The Communist Party is trying to tighten its grip on the Chinese diaspora

Living outside China has become more like living inside China

The Communist Party is trying to tighten its grip on the Chinese diaspora

Ms Song is typical of many Chinese who have moved to the West in recent years: well-educated and wealthy, unlike the labourers who dominated earlier emigrant communities. The number of Chinese abroad has doubled since 1990. It has risen particularly fast since 2000. The pandemic heightened the desire of many members of the elite to leave, as their resentment grew of covid-related controls and the party’s ever-tightening restrictions on freedom of expression. China ended its battle against covid late in 2022, but its faltering economy and high youth unemployment are fuelling people’s anxieties. Many young Chinese now use the term runxue, “the art of running”, to convey their desire to flee.

There are about 10.5m people living outside mainland China who were born on the mainland. Only the Indian, Russian and Mexican diasporas are larger.
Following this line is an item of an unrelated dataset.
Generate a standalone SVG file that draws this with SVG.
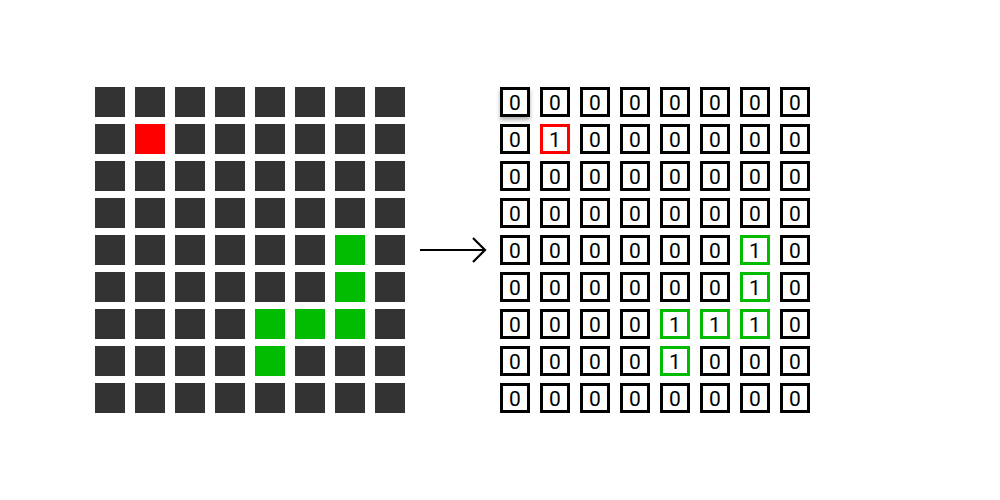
<svg xmlns="http://www.w3.org/2000/svg" width="1000" height="500" viewBox="0 0 1000 500">
<defs>
<style>
.c{fill:#333333}
.r{fill:#ff0000}
.g{fill:#00bb00}
.b{fill:#ffffff;stroke:#000000;stroke-width:3}
.bg{fill:#ffffff;stroke:#00bb00;stroke-width:3}
.br{fill:#ffffff;stroke:#ff0000;stroke-width:3}
text{font-family:Roboto,"Liberation Sans",sans-serif;font-size:21px;text-anchor:middle;fill:#000000}
.conn{stroke:#000000;stroke-width:2;fill:none}
</style>
<filter id="sh" x="-30%" y="-30%" width="160%" height="180%">
<feDropShadow dx="0" dy="3" stdDeviation="2" flood-color="#000000" flood-opacity="0.3"/>
</filter>
<marker id="arr" markerWidth="16" markerHeight="28" refX="13" refY="14" orient="auto" markerUnits="userSpaceOnUse">
<path d="M1,2 L13,14 L1,26" fill="none" stroke="#000000" stroke-width="2.2"/>
</marker>
</defs>
<rect width="1000" height="500" fill="#ffffff"/>
<g id="left-grid">
<g id="L0"><rect class="c" x="95" y="87" width="30" height="30"/><rect class="c" x="135" y="87" width="30" height="30"/><rect class="c" x="175" y="87" width="30" height="30"/><rect class="c" x="215" y="87" width="30" height="30"/><rect class="c" x="255" y="87" width="30" height="30"/><rect class="c" x="295" y="87" width="30" height="30"/><rect class="c" x="335" y="87" width="30" height="30"/><rect class="c" x="375" y="87" width="30" height="30"/></g>
<g id="L1"><rect class="c" x="95" y="124" width="30" height="30"/><rect class="r" x="135" y="124" width="30" height="30"/><rect class="c" x="175" y="124" width="30" height="30"/><rect class="c" x="215" y="124" width="30" height="30"/><rect class="c" x="255" y="124" width="30" height="30"/><rect class="c" x="295" y="124" width="30" height="30"/><rect class="c" x="335" y="124" width="30" height="30"/><rect class="c" x="375" y="124" width="30" height="30"/></g>
<g id="L2"><rect class="c" x="95" y="161" width="30" height="30"/><rect class="c" x="135" y="161" width="30" height="30"/><rect class="c" x="175" y="161" width="30" height="30"/><rect class="c" x="215" y="161" width="30" height="30"/><rect class="c" x="255" y="161" width="30" height="30"/><rect class="c" x="295" y="161" width="30" height="30"/><rect class="c" x="335" y="161" width="30" height="30"/><rect class="c" x="375" y="161" width="30" height="30"/></g>
<g id="L3"><rect class="c" x="95" y="198" width="30" height="30"/><rect class="c" x="135" y="198" width="30" height="30"/><rect class="c" x="175" y="198" width="30" height="30"/><rect class="c" x="215" y="198" width="30" height="30"/><rect class="c" x="255" y="198" width="30" height="30"/><rect class="c" x="295" y="198" width="30" height="30"/><rect class="c" x="335" y="198" width="30" height="30"/><rect class="c" x="375" y="198" width="30" height="30"/></g>
<g id="L4"><rect class="c" x="95" y="235" width="30" height="30"/><rect class="c" x="135" y="235" width="30" height="30"/><rect class="c" x="175" y="235" width="30" height="30"/><rect class="c" x="215" y="235" width="30" height="30"/><rect class="c" x="255" y="235" width="30" height="30"/><rect class="c" x="295" y="235" width="30" height="30"/><rect class="g" x="335" y="235" width="30" height="30"/><rect class="c" x="375" y="235" width="30" height="30"/></g>
<g id="L5"><rect class="c" x="95" y="272" width="30" height="30"/><rect class="c" x="135" y="272" width="30" height="30"/><rect class="c" x="175" y="272" width="30" height="30"/><rect class="c" x="215" y="272" width="30" height="30"/><rect class="c" x="255" y="272" width="30" height="30"/><rect class="c" x="295" y="272" width="30" height="30"/><rect class="g" x="335" y="272" width="30" height="30"/><rect class="c" x="375" y="272" width="30" height="30"/></g>
<g id="L6"><rect class="c" x="95" y="309" width="30" height="30"/><rect class="c" x="135" y="309" width="30" height="30"/><rect class="c" x="175" y="309" width="30" height="30"/><rect class="c" x="215" y="309" width="30" height="30"/><rect class="g" x="255" y="309" width="30" height="30"/><rect class="g" x="295" y="309" width="30" height="30"/><rect class="g" x="335" y="309" width="30" height="30"/><rect class="c" x="375" y="309" width="30" height="30"/></g>
<g id="L7"><rect class="c" x="95" y="346" width="30" height="30"/><rect class="c" x="135" y="346" width="30" height="30"/><rect class="c" x="175" y="346" width="30" height="30"/><rect class="c" x="215" y="346" width="30" height="30"/><rect class="g" x="255" y="346" width="30" height="30"/><rect class="c" x="295" y="346" width="30" height="30"/><rect class="c" x="335" y="346" width="30" height="30"/><rect class="c" x="375" y="346" width="30" height="30"/></g>
<g id="L8"><rect class="c" x="95" y="383" width="30" height="30"/><rect class="c" x="135" y="383" width="30" height="30"/><rect class="c" x="175" y="383" width="30" height="30"/><rect class="c" x="215" y="383" width="30" height="30"/><rect class="c" x="255" y="383" width="30" height="30"/><rect class="c" x="295" y="383" width="30" height="30"/><rect class="c" x="335" y="383" width="30" height="30"/><rect class="c" x="375" y="383" width="30" height="30"/></g>
</g>
<g id="connectors">
<line class="conn" x1="420" y1="250" x2="485" y2="250" marker-end="url(#arr)"/>
</g>
<g id="right-grid">
<g id="R0">
<rect class="b" x="501.5" y="88.5" width="27" height="27" filter="url(#sh)"/><text x="515" y="110">0</text>
<rect class="b" x="541.5" y="88.5" width="27" height="27"/><text x="555" y="110">0</text>
<rect class="b" x="581.5" y="88.5" width="27" height="27"/><text x="595" y="110">0</text>
<rect class="b" x="621.5" y="88.5" width="27" height="27"/><text x="635" y="110">0</text>
<rect class="b" x="661.5" y="88.5" width="27" height="27"/><text x="675" y="110">0</text>
<rect class="b" x="701.5" y="88.5" width="27" height="27"/><text x="715" y="110">0</text>
<rect class="b" x="741.5" y="88.5" width="27" height="27"/><text x="755" y="110">0</text>
<rect class="b" x="781.5" y="88.5" width="27" height="27"/><text x="795" y="110">0</text>
</g>
<g id="R1">
<rect class="b" x="501.5" y="125.5" width="27" height="27"/><text x="515" y="147">0</text>
<rect class="br" x="541.5" y="125.5" width="27" height="27"/><text x="555" y="147">1</text>
<rect class="b" x="581.5" y="125.5" width="27" height="27"/><text x="595" y="147">0</text>
<rect class="b" x="621.5" y="125.5" width="27" height="27"/><text x="635" y="147">0</text>
<rect class="b" x="661.5" y="125.5" width="27" height="27"/><text x="675" y="147">0</text>
<rect class="b" x="701.5" y="125.5" width="27" height="27"/><text x="715" y="147">0</text>
<rect class="b" x="741.5" y="125.5" width="27" height="27"/><text x="755" y="147">0</text>
<rect class="b" x="781.5" y="125.5" width="27" height="27"/><text x="795" y="147">0</text>
</g>
<g id="R2">
<rect class="b" x="501.5" y="162.5" width="27" height="27"/><text x="515" y="184">0</text>
<rect class="b" x="541.5" y="162.5" width="27" height="27"/><text x="555" y="184">0</text>
<rect class="b" x="581.5" y="162.5" width="27" height="27"/><text x="595" y="184">0</text>
<rect class="b" x="621.5" y="162.5" width="27" height="27"/><text x="635" y="184">0</text>
<rect class="b" x="661.5" y="162.5" width="27" height="27"/><text x="675" y="184">0</text>
<rect class="b" x="701.5" y="162.5" width="27" height="27"/><text x="715" y="184">0</text>
<rect class="b" x="741.5" y="162.5" width="27" height="27"/><text x="755" y="184">0</text>
<rect class="b" x="781.5" y="162.5" width="27" height="27"/><text x="795" y="184">0</text>
</g>
<g id="R3">
<rect class="b" x="501.5" y="199.5" width="27" height="27"/><text x="515" y="221">0</text>
<rect class="b" x="541.5" y="199.5" width="27" height="27"/><text x="555" y="221">0</text>
<rect class="b" x="581.5" y="199.5" width="27" height="27"/><text x="595" y="221">0</text>
<rect class="b" x="621.5" y="199.5" width="27" height="27"/><text x="635" y="221">0</text>
<rect class="b" x="661.5" y="199.5" width="27" height="27"/><text x="675" y="221">0</text>
<rect class="b" x="701.5" y="199.5" width="27" height="27"/><text x="715" y="221">0</text>
<rect class="b" x="741.5" y="199.5" width="27" height="27"/><text x="755" y="221">0</text>
<rect class="b" x="781.5" y="199.5" width="27" height="27"/><text x="795" y="221">0</text>
</g>
<g id="R4">
<rect class="b" x="501.5" y="236.5" width="27" height="27"/><text x="515" y="258">0</text>
<rect class="b" x="541.5" y="236.5" width="27" height="27"/><text x="555" y="258">0</text>
<rect class="b" x="581.5" y="236.5" width="27" height="27"/><text x="595" y="258">0</text>
<rect class="b" x="621.5" y="236.5" width="27" height="27"/><text x="635" y="258">0</text>
<rect class="b" x="661.5" y="236.5" width="27" height="27"/><text x="675" y="258">0</text>
<rect class="b" x="701.5" y="236.5" width="27" height="27"/><text x="715" y="258">0</text>
<rect class="bg" x="741.5" y="236.5" width="27" height="27"/><text x="755" y="258">1</text>
<rect class="b" x="781.5" y="236.5" width="27" height="27"/><text x="795" y="258">0</text>
</g>
<g id="R5">
<rect class="b" x="501.5" y="273.5" width="27" height="27"/><text x="515" y="295">0</text>
<rect class="b" x="541.5" y="273.5" width="27" height="27"/><text x="555" y="295">0</text>
<rect class="b" x="581.5" y="273.5" width="27" height="27"/><text x="595" y="295">0</text>
<rect class="b" x="621.5" y="273.5" width="27" height="27"/><text x="635" y="295">0</text>
<rect class="b" x="661.5" y="273.5" width="27" height="27"/><text x="675" y="295">0</text>
<rect class="b" x="701.5" y="273.5" width="27" height="27"/><text x="715" y="295">0</text>
<rect class="bg" x="741.5" y="273.5" width="27" height="27"/><text x="755" y="295">1</text>
<rect class="b" x="781.5" y="273.5" width="27" height="27"/><text x="795" y="295">0</text>
</g>
<g id="R6">
<rect class="b" x="501.5" y="310.5" width="27" height="27"/><text x="515" y="332">0</text>
<rect class="b" x="541.5" y="310.5" width="27" height="27"/><text x="555" y="332">0</text>
<rect class="b" x="581.5" y="310.5" width="27" height="27"/><text x="595" y="332">0</text>
<rect class="b" x="621.5" y="310.5" width="27" height="27"/><text x="635" y="332">0</text>
<rect class="bg" x="661.5" y="310.5" width="27" height="27"/><text x="675" y="332">1</text>
<rect class="bg" x="701.5" y="310.5" width="27" height="27"/><text x="715" y="332">1</text>
<rect class="bg" x="741.5" y="310.5" width="27" height="27"/><text x="755" y="332">1</text>
<rect class="b" x="781.5" y="310.5" width="27" height="27"/><text x="795" y="332">0</text>
</g>
<g id="R7">
<rect class="b" x="501.5" y="347.5" width="27" height="27"/><text x="515" y="369">0</text>
<rect class="b" x="541.5" y="347.5" width="27" height="27"/><text x="555" y="369">0</text>
<rect class="b" x="581.5" y="347.5" width="27" height="27"/><text x="595" y="369">0</text>
<rect class="b" x="621.5" y="347.5" width="27" height="27"/><text x="635" y="369">0</text>
<rect class="bg" x="661.5" y="347.5" width="27" height="27"/><text x="675" y="369">1</text>
<rect class="b" x="701.5" y="347.5" width="27" height="27"/><text x="715" y="369">0</text>
<rect class="b" x="741.5" y="347.5" width="27" height="27"/><text x="755" y="369">0</text>
<rect class="b" x="781.5" y="347.5" width="27" height="27"/><text x="795" y="369">0</text>
</g>
<g id="R8">
<rect class="b" x="501.5" y="384.5" width="27" height="27"/><text x="515" y="406">0</text>
<rect class="b" x="541.5" y="384.5" width="27" height="27"/><text x="555" y="406">0</text>
<rect class="b" x="581.5" y="384.5" width="27" height="27"/><text x="595" y="406">0</text>
<rect class="b" x="621.5" y="384.5" width="27" height="27"/><text x="635" y="406">0</text>
<rect class="b" x="661.5" y="384.5" width="27" height="27"/><text x="675" y="406">0</text>
<rect class="b" x="701.5" y="384.5" width="27" height="27"/><text x="715" y="406">0</text>
<rect class="b" x="741.5" y="384.5" width="27" height="27"/><text x="755" y="406">0</text>
<rect class="b" x="781.5" y="384.5" width="27" height="27"/><text x="795" y="406">0</text>
</g>
</g>
</svg>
Some of these Chinese are among the country’s richest people. In many countries, they have long dominated wealth-related visa schemes. More than 70% of the 81,000 investor visas issued by the American government to dollar-millionaires between 2010 and 2019 were given to Chinese citizens. Since 2012 some 85% of people who have received Australia’s “golden visas” for investing over A$5m ($3.3m) in the country have been from China. All but 41 of the 1,300 people who applied for the equivalent Irish scheme in 2022 were Chinese.